Of course, as a person who has seen a movie before, I know neither the President nor the Terrorist are dead. It was all a relatively pointless ruse. You see, the real plan is to take control of a super-secret military system called Cerberus. It allows the US to destroy any of their nuclear missiles in flight. So, if a launch was ordered accidentally, or on bad intel, they can abort. Pretty interesting idea, screenplay. The system is only accessible by three people and in one location. Unfortunately, all three people are in that one location: the Presidential bunker. Now, how did the Terrorist know that the Chairman of the Joint Chiefs and the Secretary of Defense would all be in that room at the precise instant to allow them all to be hustled off to the super-secret bunker? I’m running out of ways to call this screenplay stupid!
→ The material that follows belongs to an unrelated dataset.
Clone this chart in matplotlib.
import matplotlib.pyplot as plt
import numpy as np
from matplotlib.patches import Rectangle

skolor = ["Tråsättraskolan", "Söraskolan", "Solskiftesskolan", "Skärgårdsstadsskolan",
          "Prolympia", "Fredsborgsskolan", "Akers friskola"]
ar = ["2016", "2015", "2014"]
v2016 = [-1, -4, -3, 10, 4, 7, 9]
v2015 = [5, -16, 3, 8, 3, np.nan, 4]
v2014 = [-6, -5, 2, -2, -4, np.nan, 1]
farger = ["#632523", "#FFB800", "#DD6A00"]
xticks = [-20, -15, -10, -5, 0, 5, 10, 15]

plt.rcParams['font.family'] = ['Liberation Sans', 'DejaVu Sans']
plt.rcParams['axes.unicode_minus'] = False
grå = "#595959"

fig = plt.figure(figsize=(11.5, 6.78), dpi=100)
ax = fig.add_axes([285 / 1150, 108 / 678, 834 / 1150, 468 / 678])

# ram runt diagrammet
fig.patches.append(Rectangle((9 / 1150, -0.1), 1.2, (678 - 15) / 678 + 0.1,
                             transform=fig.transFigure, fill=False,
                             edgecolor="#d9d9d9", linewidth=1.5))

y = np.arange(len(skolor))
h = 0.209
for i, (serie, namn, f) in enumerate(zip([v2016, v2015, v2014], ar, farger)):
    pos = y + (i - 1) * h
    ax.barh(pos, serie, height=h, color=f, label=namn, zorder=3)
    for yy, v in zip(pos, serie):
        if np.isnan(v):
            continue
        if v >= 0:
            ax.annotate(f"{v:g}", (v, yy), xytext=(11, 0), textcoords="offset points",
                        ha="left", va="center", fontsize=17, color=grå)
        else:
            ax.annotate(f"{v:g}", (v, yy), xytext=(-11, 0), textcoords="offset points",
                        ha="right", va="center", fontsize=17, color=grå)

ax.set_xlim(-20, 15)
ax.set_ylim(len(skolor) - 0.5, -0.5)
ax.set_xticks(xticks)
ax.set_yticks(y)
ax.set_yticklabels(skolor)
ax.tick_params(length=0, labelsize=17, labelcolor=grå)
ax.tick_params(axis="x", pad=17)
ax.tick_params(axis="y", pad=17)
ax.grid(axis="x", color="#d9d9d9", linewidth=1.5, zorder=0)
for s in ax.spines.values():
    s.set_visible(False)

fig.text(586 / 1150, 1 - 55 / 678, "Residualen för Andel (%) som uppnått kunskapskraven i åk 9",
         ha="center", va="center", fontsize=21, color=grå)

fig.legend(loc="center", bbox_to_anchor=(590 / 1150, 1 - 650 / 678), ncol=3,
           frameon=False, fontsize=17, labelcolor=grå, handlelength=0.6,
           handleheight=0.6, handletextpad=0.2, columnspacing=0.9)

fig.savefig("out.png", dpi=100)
Worse still are the scenes of torture when these two forthright and loyal retainers to the President are ordered by him to divulge their codes. His logic? “They’ll never get mine.” Aaron Eckhart: Worst Movie President Ever. Why? The Terrorist didn’t have to get the President’s third and final code. Their codebreaker–who, incidentally, was never introduced as a codebreaker until the third act–pretty much guesses the final code. Frick, I hate this screenplay.
But the hits keep on coming. Once the Terrorist has the Cerberus system under his control, he plans to destroy every nuclear missile in every silo in the US. I thought, “Oh, that’s bad. No more nuclear deterrent.” No, the screenplay one-ups me with its epic suckage by explaining that the concussive force of destroying the missiles will detonate every nuclear bomb, reducing the US to a radioactive wasteland. This is where I want to punch the screenplay in the face. That is not how nuclear weapons work. The destruction of the missiles would have devastating strategic consequences, and cause a few thousand toxic messes underground, but they wouldn’t detonate any nuclear bombs.
Oh, screenplay, how I loathe you. And I haven’t even mentioned the President’s son, who’s spirited out of the White House to safety in the middle of Act Two, negating any drama that would generate. I forgot to bring up Butler’s unnecessary wife who never figures into anything and miraculously appears at the White House for his dramatic exit with the not-killed President. I could discuss how all the important people in the US Government who aren’t stuck in the bunker are sitting around a table talking to Gerard Butler on a cell phone for about nine hours. And that’s all they do. Oh, except when Robert Forster sends in some Special Forces troops to infiltrate the White House from the roof. The raid fails, but even though Butler has destroyed the secret weapon the terrorists used, the military isn’t attempting another raid because, as the screenplay puts it, “We don’t know what other surprises they have.” Frick, Special Forces guys, that’s what you’re paid to do!
I’m convinced that about thirty-five seconds after Emmerich announced he was making White House Down, someone over at Millenium Films (or one of the other production companies involved) said, “Sweet. We can steal that idea. Write me a screenplay, STAT! We have to get this onto screens by April 2013.” “But, sir,” says an about-to-be-fired lackey, “we won’t actually have time to polish the story, let alone render any of the effects shots we need.” “Who cares!” shouts the exec, and laughs maniacally, mentally counting the money he’ll be making.
So, I guess my review is thumbs down.